At the end of the third quarter, Rondo returned to the Celtics bench with a dislocated elbow. And he returned to the floor to start the fourth quarter, bringing the crowd to a deafening level. He played the entire fourth quarter.
Joel Anthony’s energy: As has been the case all series long, the Celtics had no answer for Anthony (12 points, 11 rebounds) off the bench. He recorded 10 points (on 5-of-5 shooting) and seven rebounds in the first half alone. Four of those seven boards came on the offensive end, where he often found himself wide open underneath the basket (hence the perfect first-half field-goal percentage).

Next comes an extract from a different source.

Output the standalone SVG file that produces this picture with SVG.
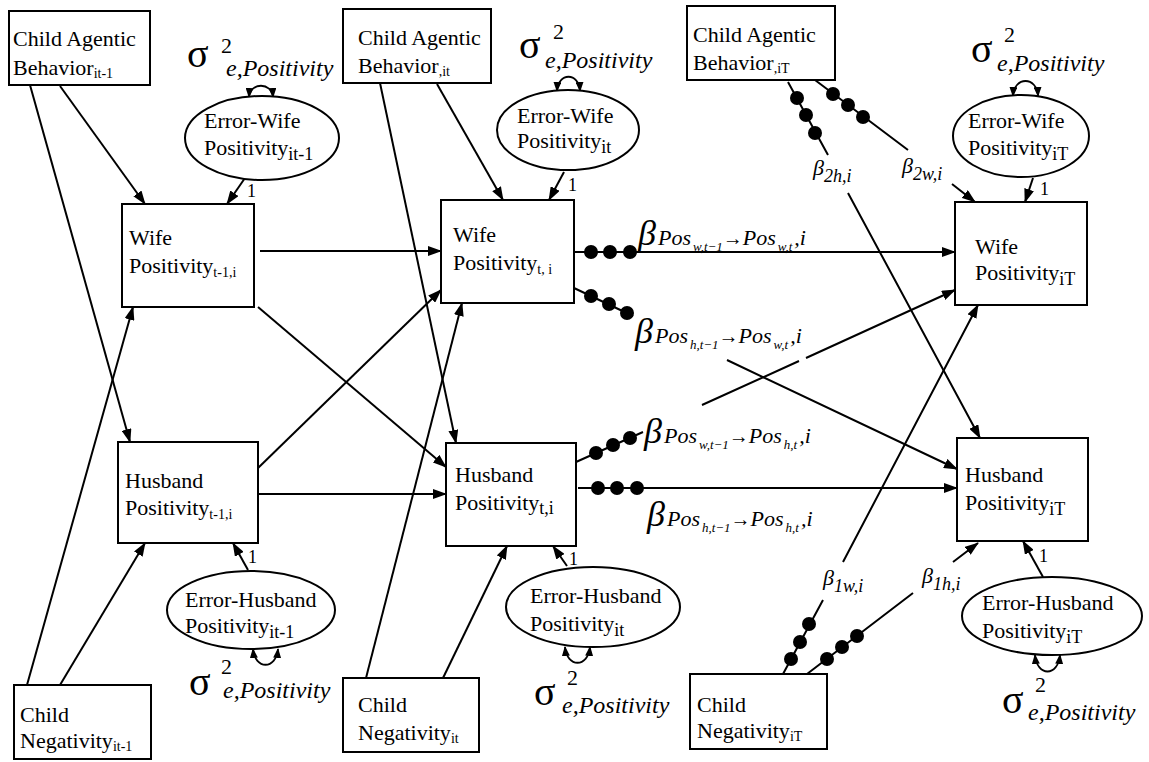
<svg xmlns="http://www.w3.org/2000/svg" width="1149" height="762" viewBox="0 0 1149 762">
<style>
text{font-family:"Liberation Serif",Tinos,"Times New Roman",Times,"Nimbus Roman","Noto Serif","DejaVu Serif",serif;fill:#000}
.n{font-size:22px}
.s14{font-size:14px}
.s18{font-size:18px}
.it{font-style:italic}
.box{fill:#fff;stroke:#000;stroke-width:2}
.ell{fill:#fff;stroke:#000;stroke-width:2}
.c{fill:none;stroke:#000;stroke-width:2;marker-end:url(#ah)}
.loop{fill:none;stroke:#000;stroke-width:1.8;marker-start:url(#sh);marker-end:url(#sh)}
.sig{font-size:40px}
.sup{font-size:22px}
.sub{font-size:24px;font-style:italic}
.bead{fill:#000}
</style>
<defs>
<marker id="ah" markerWidth="14" markerHeight="10" refX="13" refY="5" orient="auto" markerUnits="userSpaceOnUse"><path d="M0,0 L14,5 L0,10 z" fill="#000"/></marker>
<marker id="sh" markerWidth="10" markerHeight="8" refX="9" refY="4" orient="auto-start-reverse" markerUnits="userSpaceOnUse"><path d="M0,0 L10,4 L0,8 z" fill="#000"/></marker>
</defs>
<rect width="1149" height="762" fill="#fff"/>

<g id="connectors">
<path class="c" d="M30,85 L130,442"/>
<path class="c" d="M60,86 L145,204"/>
<path class="c" d="M27,685 L133,307"/>
<path class="c" d="M60,685 L145,543"/>
<path class="c" d="M245,178 L227,204"/>
<path class="c" d="M248,570 L233,543"/>
<path class="c" d="M260,251 L441,251"/>
<path class="c" d="M258,307 L446,467"/>
<path class="c" d="M257,469 L441,290"/>
<path class="c" d="M257,494 L446,494"/>
<path class="c" d="M380,83 L456,443"/>
<path class="c" d="M437,84 L503,200"/>
<path class="c" d="M366,678 L462,303"/>
<path class="c" d="M443,678 L507,546"/>
<path class="c" d="M564,172 L549,200"/>
<path class="c" d="M567,566 L553,546"/>
<path class="c" d="M574,252 L955,252"/>
<path class="c" d="M574,288 L633,316 M727,360 L957,469"/>
<path class="c" d="M576,462 L643,432 M702,405 L799,361 M806,358 L955,290"/>
<path class="c" d="M578,488 L957,488"/>
<path class="c" d="M788,82 L828,155 M848,193 L980,438"/>
<path class="c" d="M815,80 L908,150 M952,184 L975,202"/>
<path class="c" d="M783,674 L823,600 M843,562 L978,305"/>
<path class="c" d="M807,674 L913,593 M953,562 L978,543"/>
<path class="c" d="M1033,178 L1025,202"/>
<path class="c" d="M1043,577 L1023,541"/>
<g class="bead">
<circle cx="591" cy="252" r="7"/><circle cx="610" cy="252" r="7"/><circle cx="630" cy="252" r="7"/>
<circle cx="591" cy="296" r="7"/><circle cx="609" cy="304" r="7"/><circle cx="627" cy="313" r="7"/>
<circle cx="596" cy="453" r="7"/><circle cx="613" cy="445" r="7"/><circle cx="630" cy="438" r="7"/>
<circle cx="598" cy="488" r="7"/><circle cx="617" cy="488" r="7"/><circle cx="637" cy="488" r="7"/>
<circle cx="797" cy="98" r="7"/><circle cx="806" cy="115" r="7"/><circle cx="815" cy="133" r="7"/>
<circle cx="833" cy="94" r="7"/><circle cx="848" cy="105" r="7"/><circle cx="863" cy="117" r="7"/>
<circle cx="791" cy="659" r="7"/><circle cx="800" cy="642" r="7"/><circle cx="809" cy="624" r="7"/>
<circle cx="827" cy="659" r="7"/><circle cx="842" cy="647" r="7"/><circle cx="857" cy="636" r="7"/>
</g>
<path class="loop" d="M249,97 C250,82 272,82 273,97"/>
<path class="loop" d="M557,91 C558,72 579,72 580,91"/>
<path class="loop" d="M1013,96 C1014,76 1037,76 1038,96"/>
<path class="loop" d="M253,649 C255,670 276,670 278,649"/>
<path class="loop" d="M565,647 C567,668 588,668 590,647"/>
<path class="loop" d="M1035,655 C1037,677 1058,677 1060,655"/>
</g>

<g id="labels">
<text class="n" x="247" y="197" style="font-size:18px">1</text>
<text class="n" x="568" y="191" style="font-size:18px">1</text>
<text class="n" x="1040" y="195" style="font-size:18px">1</text>
<text class="n" x="248" y="563" style="font-size:18px">1</text>
<text class="n" x="569" y="565" style="font-size:18px">1</text>
<text class="n" x="1039" y="562" style="font-size:18px">1</text>

<text x="638" y="245" class="it"><tspan font-size="36">β</tspan><tspan dx="2" font-size="22">Pos</tspan><tspan dx="2" dy="6" font-size="13">w,t−1</tspan><tspan dy="-6" font-size="20" font-style="normal">→</tspan><tspan font-size="22">Pos</tspan><tspan dx="2" dy="6" font-size="13">w,t</tspan><tspan dx="2" dy="-6" font-size="22">,i</tspan></text>
<text x="635" y="343" class="it"><tspan font-size="36">β</tspan><tspan dx="2" font-size="22">Pos</tspan><tspan dx="2" dy="6" font-size="13">h,t−1</tspan><tspan dy="-6" font-size="20" font-style="normal">→</tspan><tspan font-size="22">Pos</tspan><tspan dx="2" dy="6" font-size="13">w,t</tspan><tspan dx="2" dy="-6" font-size="22">,i</tspan></text>
<text x="644" y="443" class="it"><tspan font-size="36">β</tspan><tspan dx="2" font-size="22">Pos</tspan><tspan dx="2" dy="6" font-size="13">w,t−1</tspan><tspan dy="-6" font-size="20" font-style="normal">→</tspan><tspan font-size="22">Pos</tspan><tspan dx="2" dy="6" font-size="13">h,t</tspan><tspan dx="2" dy="-6" font-size="22">,i</tspan></text>
<text x="647" y="526" class="it"><tspan font-size="36">β</tspan><tspan dx="2" font-size="22">Pos</tspan><tspan dx="2" dy="6" font-size="13">h,t−1</tspan><tspan dy="-6" font-size="20" font-style="normal">→</tspan><tspan font-size="22">Pos</tspan><tspan dx="2" dy="6" font-size="13">h,t</tspan><tspan dx="2" dy="-6" font-size="22">,i</tspan></text>

<text x="813" y="175" class="it"><tspan font-size="22">β</tspan><tspan dy="7" font-size="18">2h,i</tspan></text>
<text x="902" y="173" class="it"><tspan font-size="22">β</tspan><tspan dy="7" font-size="18">2w,i</tspan></text>
<text x="823" y="585" class="it"><tspan font-size="22">β</tspan><tspan dy="7" font-size="18">1w,i</tspan></text>
<text x="922" y="583" class="it"><tspan font-size="22">β</tspan><tspan dy="7" font-size="18">1h,i</tspan></text>

<text class="sig" x="187" y="67">σ</text><text class="sup" x="221" y="53">2</text><text class="sub" x="226" y="76">e,Positivity</text>
<text class="sig" x="519" y="58">σ</text><text class="sup" x="553" y="39">2</text><text class="sub" x="545" y="68">e,Positivity</text>
<text class="sig" x="971" y="62">σ</text><text class="sup" x="1004" y="42">2</text><text class="sub" x="997" y="71">e,Positivity</text>
<text class="sig" x="189" y="695">σ</text><text class="sup" x="221" y="674">2</text><text class="sub" x="223" y="698">e,Positivity</text>
<text class="sig" x="534" y="705">σ</text><text class="sup" x="567" y="685">2</text><text class="sub" x="562" y="713">e,Positivity</text>
<text class="sig" x="1002" y="713">σ</text><text class="sup" x="1035" y="692">2</text><text class="sub" x="1028" y="720">e,Positivity</text>
</g>

<g id="cab-t1"><rect class="box" x="9" y="11" width="141" height="74"/><text class="n" x="13" y="46">Child Agentic</text><text class="n" x="13" y="75">Behavior<tspan class="s14" dy="3">it-1</tspan></text></g>
<g id="cab-t"><rect class="box" x="343" y="9" width="148" height="74"/><text class="n" x="358" y="45">Child Agentic</text><text class="n" x="358" y="73">Behavior<tspan class="s14" dy="3">,it</tspan></text></g>
<g id="cab-T"><rect class="box" x="687" y="6" width="148" height="74"/><text class="n" x="693" y="42">Child Agentic</text><text class="n" x="693" y="70">Behavior<tspan class="s14" dy="3">,iT</tspan></text></g>

<g id="errw-t1"><ellipse class="ell" cx="262" cy="138" rx="77" ry="42"/><text class="n" x="204" y="128">Error-Wife</text><text class="n" x="204" y="155">Positivity<tspan class="s18" dy="5">it-1</tspan></text></g>
<g id="errw-t"><ellipse class="ell" cx="568" cy="130" rx="71" ry="40"/><text class="n" x="517" y="123">Error-Wife</text><text class="n" x="517" y="148">Positivity<tspan class="s18" dy="5">it</tspan></text></g>
<g id="errw-T"><ellipse class="ell" cx="1021" cy="136" rx="68" ry="41"/><text class="n" x="968" y="128">Error-Wife</text><text class="n" x="968" y="155">Positivity<tspan class="s18" dy="5">iT</tspan></text></g>

<g id="wife-t1"><rect class="box" x="122" y="204" width="132" height="103"/><text class="n" x="129" y="245">Wife</text><text class="n" x="129" y="273">Positivity<tspan class="s14" dy="4">t-1,i</tspan></text></g>
<g id="wife-t"><rect class="box" x="441" y="200" width="133" height="103"/><text class="n" x="453" y="242">Wife</text><text class="n" x="453" y="270">Positivity<tspan class="s14" dy="4">t, i</tspan></text></g>
<g id="wife-T"><rect class="box" x="955" y="202" width="132" height="103"/><text class="n" x="975" y="254">Wife</text><text class="n" x="975" y="280">Positivity<tspan class="s18" dy="5">iT</tspan></text></g>

<g id="hus-t1"><rect class="box" x="118" y="442" width="140" height="101"/><text class="n" x="125" y="488">Husband</text><text class="n" x="125" y="515">Positivity<tspan class="s14" dy="4">t-1,i</tspan></text></g>
<g id="hus-t"><rect class="box" x="446" y="443" width="130" height="103"/><text class="n" x="455" y="482">Husband</text><text class="n" x="455" y="510">Positivity<tspan class="s18" dy="4">t,i</tspan></text></g>
<g id="hus-T"><rect class="box" x="957" y="438" width="131" height="103"/><text class="n" x="965" y="482">Husband</text><text class="n" x="965" y="510">Positivity<tspan class="s18" dy="5">iT</tspan></text></g>

<g id="errh-t1"><ellipse class="ell" cx="251" cy="610" rx="84" ry="39"/><text class="n" x="185" y="607">Error-Husband</text><text class="n" x="185" y="633">Positivity<tspan class="s18" dy="5">it-1</tspan></text></g>
<g id="errh-t"><ellipse class="ell" cx="593" cy="607" rx="87" ry="40"/><text class="n" x="530" y="603">Error-Husband</text><text class="n" x="530" y="631">Positivity<tspan class="s18" dy="5">it</tspan></text></g>
<g id="errh-T"><ellipse class="ell" cx="1052" cy="616" rx="90" ry="39"/><text class="n" x="982" y="610">Error-Husband</text><text class="n" x="982" y="638">Positivity<tspan class="s18" dy="5">iT</tspan></text></g>

<g id="neg-t1"><rect class="box" x="14" y="685" width="137" height="74"/><text class="n" x="20" y="722">Child</text><text class="n" x="20" y="748">Negativity<tspan class="s14" dy="3">it-1</tspan></text></g>
<g id="neg-t"><rect class="box" x="343" y="678" width="136" height="74"/><text class="n" x="358" y="712">Child</text><text class="n" x="358" y="740">Negativity<tspan class="s14" dy="3">it</tspan></text></g>
<g id="neg-T"><rect class="box" x="690" y="674" width="137" height="75"/><text class="n" x="697" y="712">Child</text><text class="n" x="697" y="738">Negativity<tspan class="s14" dy="3">iT</tspan></text></g>
</svg>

Ray Allen’s foul trouble: Questionable or not, Allen picked up his third foul with 6:48 still to play in the second quarter as he brushed Wade’s elbow on a 3-point attempt. The whistle came on the heels of a string of questionable calls by the refereeing crew of Bob Delaney, Bill Kennedy and Steve Javie. Also, Moments after Rondo’s injury, Wade took down Allen underneath the basket, and Allen had to be restrained from going after Wade — a rare but understandable burst of anger for the 3-point king, for certain.